**DATA BLOCK:**
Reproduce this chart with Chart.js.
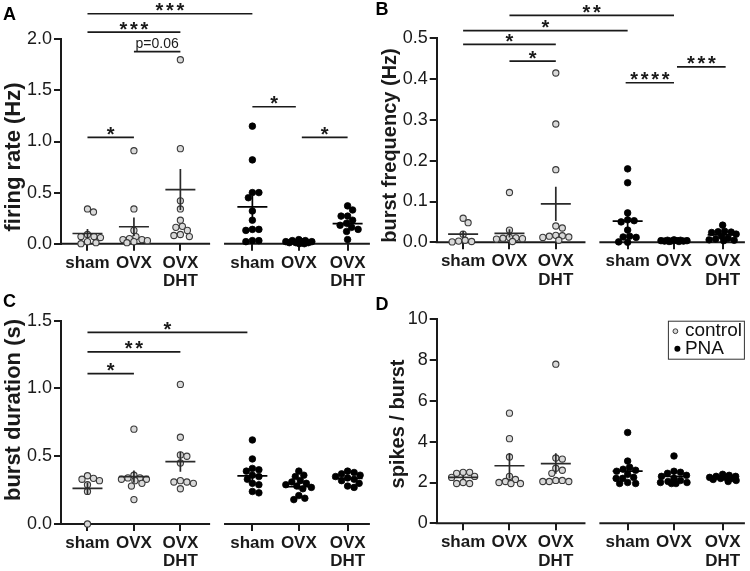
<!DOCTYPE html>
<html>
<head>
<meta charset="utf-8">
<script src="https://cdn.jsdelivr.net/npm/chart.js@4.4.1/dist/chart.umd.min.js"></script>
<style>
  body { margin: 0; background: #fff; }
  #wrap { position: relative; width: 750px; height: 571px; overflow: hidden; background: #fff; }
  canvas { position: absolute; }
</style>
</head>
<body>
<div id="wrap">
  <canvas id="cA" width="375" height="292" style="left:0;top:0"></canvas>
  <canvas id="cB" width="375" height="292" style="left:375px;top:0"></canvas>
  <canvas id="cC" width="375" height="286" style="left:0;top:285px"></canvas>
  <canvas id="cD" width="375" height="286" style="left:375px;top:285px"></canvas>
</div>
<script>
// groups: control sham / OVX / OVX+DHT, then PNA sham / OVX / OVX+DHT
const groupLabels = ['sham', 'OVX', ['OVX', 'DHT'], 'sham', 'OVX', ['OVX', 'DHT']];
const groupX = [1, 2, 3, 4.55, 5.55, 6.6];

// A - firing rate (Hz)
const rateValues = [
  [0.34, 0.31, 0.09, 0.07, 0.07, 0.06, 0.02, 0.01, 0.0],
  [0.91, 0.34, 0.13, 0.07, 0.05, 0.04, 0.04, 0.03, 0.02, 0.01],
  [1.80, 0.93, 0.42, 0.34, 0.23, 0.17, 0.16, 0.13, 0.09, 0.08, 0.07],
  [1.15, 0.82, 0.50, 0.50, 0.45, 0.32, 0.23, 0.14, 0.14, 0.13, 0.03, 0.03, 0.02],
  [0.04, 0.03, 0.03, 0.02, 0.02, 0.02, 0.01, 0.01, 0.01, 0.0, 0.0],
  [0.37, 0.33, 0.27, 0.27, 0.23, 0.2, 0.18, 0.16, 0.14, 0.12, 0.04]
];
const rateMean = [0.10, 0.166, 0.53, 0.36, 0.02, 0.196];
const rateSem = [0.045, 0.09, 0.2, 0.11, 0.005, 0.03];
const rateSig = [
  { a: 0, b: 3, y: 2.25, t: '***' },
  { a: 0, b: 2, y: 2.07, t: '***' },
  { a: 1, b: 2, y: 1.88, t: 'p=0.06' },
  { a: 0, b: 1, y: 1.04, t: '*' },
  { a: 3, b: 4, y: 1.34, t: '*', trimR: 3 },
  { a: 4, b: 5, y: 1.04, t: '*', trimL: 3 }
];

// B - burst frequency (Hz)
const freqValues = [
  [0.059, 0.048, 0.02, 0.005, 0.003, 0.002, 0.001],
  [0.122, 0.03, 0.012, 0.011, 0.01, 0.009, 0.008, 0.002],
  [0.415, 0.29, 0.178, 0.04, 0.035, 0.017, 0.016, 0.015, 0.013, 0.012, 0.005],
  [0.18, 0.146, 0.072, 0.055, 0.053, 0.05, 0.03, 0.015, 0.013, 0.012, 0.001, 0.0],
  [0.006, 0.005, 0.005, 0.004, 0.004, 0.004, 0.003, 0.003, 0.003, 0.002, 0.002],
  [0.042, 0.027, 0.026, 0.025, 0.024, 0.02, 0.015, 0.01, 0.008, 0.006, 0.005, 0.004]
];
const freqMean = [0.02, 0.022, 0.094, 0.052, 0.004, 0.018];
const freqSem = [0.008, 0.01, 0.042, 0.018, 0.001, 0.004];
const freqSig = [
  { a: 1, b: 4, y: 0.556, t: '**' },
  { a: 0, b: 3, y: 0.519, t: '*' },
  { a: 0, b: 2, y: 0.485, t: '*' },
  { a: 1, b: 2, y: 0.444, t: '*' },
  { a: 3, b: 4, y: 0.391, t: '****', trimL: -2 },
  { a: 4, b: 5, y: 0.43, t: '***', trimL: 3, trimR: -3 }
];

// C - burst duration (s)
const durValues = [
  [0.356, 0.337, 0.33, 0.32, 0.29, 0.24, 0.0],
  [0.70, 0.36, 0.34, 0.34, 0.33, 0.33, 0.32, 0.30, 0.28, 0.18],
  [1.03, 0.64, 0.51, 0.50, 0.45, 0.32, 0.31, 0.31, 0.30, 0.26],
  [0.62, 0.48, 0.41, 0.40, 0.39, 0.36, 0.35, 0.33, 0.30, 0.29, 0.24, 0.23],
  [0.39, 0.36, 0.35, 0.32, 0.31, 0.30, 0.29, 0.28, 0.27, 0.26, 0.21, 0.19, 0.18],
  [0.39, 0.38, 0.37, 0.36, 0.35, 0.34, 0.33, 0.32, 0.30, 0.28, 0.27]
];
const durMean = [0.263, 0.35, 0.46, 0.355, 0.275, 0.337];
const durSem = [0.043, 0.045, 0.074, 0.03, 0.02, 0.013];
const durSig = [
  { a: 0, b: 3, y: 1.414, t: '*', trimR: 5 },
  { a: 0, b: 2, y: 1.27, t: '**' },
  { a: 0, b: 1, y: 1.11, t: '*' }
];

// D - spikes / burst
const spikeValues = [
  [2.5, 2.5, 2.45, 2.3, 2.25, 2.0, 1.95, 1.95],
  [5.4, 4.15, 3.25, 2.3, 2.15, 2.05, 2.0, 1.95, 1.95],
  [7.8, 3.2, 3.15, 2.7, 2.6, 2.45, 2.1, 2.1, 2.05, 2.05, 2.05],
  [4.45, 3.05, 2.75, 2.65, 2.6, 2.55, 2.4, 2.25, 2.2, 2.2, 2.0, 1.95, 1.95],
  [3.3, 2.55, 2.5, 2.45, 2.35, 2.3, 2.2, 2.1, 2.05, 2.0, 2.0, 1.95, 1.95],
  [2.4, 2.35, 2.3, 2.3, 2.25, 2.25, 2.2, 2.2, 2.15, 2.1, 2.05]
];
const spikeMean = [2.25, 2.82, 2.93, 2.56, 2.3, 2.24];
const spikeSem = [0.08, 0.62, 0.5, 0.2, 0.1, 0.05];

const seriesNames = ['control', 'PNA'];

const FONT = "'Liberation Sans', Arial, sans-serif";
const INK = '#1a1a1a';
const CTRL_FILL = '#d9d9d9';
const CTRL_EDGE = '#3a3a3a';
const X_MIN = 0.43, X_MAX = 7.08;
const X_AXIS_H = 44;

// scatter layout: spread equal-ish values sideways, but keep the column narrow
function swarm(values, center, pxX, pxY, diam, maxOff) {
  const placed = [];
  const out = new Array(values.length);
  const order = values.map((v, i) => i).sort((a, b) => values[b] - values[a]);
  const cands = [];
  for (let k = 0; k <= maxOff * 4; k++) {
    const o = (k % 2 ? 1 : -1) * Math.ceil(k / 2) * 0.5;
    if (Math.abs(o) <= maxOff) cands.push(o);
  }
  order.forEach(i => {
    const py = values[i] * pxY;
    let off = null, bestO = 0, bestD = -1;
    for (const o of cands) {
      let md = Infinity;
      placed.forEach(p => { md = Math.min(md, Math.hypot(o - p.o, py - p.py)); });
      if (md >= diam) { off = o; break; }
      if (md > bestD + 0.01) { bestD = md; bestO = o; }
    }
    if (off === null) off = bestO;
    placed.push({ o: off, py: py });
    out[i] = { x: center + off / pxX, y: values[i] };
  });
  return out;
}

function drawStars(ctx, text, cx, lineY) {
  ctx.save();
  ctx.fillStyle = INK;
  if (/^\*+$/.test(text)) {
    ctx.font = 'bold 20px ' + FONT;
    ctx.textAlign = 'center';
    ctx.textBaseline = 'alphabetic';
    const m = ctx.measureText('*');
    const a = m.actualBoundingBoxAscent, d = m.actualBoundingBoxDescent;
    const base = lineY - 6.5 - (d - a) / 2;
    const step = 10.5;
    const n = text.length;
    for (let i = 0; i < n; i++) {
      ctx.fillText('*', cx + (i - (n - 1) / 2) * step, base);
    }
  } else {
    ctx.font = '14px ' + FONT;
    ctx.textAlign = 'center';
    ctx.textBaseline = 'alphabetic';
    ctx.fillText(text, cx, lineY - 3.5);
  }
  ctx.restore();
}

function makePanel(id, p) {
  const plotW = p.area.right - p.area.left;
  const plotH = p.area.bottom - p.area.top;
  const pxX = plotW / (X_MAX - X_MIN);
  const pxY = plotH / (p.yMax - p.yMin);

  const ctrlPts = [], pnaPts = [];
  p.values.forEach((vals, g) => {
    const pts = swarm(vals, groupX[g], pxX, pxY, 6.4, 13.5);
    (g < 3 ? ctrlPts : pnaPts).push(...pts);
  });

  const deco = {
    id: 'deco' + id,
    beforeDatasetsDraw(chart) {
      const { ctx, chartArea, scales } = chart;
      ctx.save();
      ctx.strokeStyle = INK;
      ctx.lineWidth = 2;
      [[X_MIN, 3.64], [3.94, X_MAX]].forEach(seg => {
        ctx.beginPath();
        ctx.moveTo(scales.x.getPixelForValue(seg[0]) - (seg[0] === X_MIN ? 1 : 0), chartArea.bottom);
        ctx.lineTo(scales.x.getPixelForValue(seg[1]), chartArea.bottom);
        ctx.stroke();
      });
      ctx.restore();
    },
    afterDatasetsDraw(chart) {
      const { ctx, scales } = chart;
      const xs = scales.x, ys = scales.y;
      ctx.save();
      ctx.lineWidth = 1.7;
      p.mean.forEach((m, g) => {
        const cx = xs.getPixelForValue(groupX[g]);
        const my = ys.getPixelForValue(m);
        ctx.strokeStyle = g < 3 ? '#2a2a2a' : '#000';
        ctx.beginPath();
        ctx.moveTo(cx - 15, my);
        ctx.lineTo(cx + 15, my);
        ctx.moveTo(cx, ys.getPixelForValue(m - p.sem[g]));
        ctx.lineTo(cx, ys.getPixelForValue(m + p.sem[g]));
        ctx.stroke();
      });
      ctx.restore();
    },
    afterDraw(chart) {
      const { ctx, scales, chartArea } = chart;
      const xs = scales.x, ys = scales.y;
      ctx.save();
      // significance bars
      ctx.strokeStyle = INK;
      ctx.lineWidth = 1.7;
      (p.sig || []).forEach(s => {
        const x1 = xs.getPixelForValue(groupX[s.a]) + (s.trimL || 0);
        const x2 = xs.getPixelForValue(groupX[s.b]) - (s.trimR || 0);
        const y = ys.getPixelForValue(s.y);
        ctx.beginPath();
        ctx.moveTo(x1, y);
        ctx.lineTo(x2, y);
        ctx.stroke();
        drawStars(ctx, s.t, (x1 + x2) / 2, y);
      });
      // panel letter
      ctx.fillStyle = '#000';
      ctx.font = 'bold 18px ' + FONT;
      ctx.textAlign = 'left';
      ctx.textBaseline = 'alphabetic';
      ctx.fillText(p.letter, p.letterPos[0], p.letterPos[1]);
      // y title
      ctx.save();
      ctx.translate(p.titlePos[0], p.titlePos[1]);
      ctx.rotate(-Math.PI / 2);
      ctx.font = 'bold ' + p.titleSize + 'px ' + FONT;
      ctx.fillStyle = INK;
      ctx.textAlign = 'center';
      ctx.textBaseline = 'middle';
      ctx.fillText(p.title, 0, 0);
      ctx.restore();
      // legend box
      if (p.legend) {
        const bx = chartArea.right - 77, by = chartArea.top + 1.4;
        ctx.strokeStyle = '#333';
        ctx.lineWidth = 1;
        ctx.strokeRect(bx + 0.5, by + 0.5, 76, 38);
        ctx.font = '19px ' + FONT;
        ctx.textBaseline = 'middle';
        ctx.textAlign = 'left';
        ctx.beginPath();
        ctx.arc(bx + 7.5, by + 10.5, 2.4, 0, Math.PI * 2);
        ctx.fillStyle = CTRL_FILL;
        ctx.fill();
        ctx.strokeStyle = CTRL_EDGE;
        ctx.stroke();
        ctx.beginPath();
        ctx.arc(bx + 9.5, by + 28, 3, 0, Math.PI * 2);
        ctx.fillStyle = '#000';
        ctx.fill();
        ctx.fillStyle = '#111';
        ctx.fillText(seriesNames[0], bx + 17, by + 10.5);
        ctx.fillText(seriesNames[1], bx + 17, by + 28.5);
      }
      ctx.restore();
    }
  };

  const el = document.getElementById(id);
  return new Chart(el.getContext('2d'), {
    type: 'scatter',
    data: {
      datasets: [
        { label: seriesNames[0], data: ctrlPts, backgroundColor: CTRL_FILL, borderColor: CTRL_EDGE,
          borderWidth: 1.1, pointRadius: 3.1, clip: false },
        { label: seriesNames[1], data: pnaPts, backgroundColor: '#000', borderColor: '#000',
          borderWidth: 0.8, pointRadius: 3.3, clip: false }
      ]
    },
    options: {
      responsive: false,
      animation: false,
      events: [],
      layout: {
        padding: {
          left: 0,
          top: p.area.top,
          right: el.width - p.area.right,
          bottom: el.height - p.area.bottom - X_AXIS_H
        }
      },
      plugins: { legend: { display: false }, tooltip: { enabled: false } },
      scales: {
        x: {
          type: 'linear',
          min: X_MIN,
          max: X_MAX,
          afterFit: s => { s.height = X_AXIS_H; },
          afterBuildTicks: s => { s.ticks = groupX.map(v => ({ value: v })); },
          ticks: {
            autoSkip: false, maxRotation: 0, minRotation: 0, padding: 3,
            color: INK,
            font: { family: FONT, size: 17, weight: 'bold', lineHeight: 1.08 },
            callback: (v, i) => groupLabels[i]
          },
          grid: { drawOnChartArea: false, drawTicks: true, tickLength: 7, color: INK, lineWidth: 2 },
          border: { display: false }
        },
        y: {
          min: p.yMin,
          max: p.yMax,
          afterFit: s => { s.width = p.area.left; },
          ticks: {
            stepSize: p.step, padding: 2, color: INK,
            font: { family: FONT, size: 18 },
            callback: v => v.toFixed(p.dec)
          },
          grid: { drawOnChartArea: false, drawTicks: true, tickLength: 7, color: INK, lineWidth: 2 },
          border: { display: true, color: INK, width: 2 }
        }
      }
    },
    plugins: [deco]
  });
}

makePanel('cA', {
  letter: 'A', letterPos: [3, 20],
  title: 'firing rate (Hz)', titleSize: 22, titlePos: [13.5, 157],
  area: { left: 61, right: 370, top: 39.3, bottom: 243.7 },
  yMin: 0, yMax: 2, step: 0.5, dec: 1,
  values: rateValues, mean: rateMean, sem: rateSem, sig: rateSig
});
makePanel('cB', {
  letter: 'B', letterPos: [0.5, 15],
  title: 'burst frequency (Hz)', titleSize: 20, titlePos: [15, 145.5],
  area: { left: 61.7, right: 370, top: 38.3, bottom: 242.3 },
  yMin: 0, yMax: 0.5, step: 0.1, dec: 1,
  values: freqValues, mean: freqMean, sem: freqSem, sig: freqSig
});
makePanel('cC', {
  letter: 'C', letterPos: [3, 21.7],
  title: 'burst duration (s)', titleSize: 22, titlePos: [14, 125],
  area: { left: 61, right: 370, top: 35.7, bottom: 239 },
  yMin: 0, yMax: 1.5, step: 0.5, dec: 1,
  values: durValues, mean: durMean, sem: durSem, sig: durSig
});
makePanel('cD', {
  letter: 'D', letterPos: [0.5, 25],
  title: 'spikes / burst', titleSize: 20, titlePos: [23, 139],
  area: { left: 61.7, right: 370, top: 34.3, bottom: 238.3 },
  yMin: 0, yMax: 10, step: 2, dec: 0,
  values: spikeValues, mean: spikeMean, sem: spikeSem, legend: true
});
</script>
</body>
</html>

**WRITTEN TASK:** Without the pictures, return the listing above from its first line through the line that has "const groupX = [1, 2, 3, 4.55, 5.55, 6.6];".

**SOLUTION FOR THIS EXERCISE:**
Reproduce this chart with Chart.js.
<!DOCTYPE html>
<html>
<head>
<meta charset="utf-8">
<script src="https://cdn.jsdelivr.net/npm/chart.js@4.4.1/dist/chart.umd.min.js"></script>
<style>
  body { margin: 0; background: #fff; }
  #wrap { position: relative; width: 750px; height: 571px; overflow: hidden; background: #fff; }
  canvas { position: absolute; }
</style>
</head>
<body>
<div id="wrap">
  <canvas id="cA" width="375" height="292" style="left:0;top:0"></canvas>
  <canvas id="cB" width="375" height="292" style="left:375px;top:0"></canvas>
  <canvas id="cC" width="375" height="286" style="left:0;top:285px"></canvas>
  <canvas id="cD" width="375" height="286" style="left:375px;top:285px"></canvas>
</div>
<script>
// groups: control sham / OVX / OVX+DHT, then PNA sham / OVX / OVX+DHT
const groupLabels = ['sham', 'OVX', ['OVX', 'DHT'], 'sham', 'OVX', ['OVX', 'DHT']];
const groupX = [1, 2, 3, 4.55, 5.55, 6.6];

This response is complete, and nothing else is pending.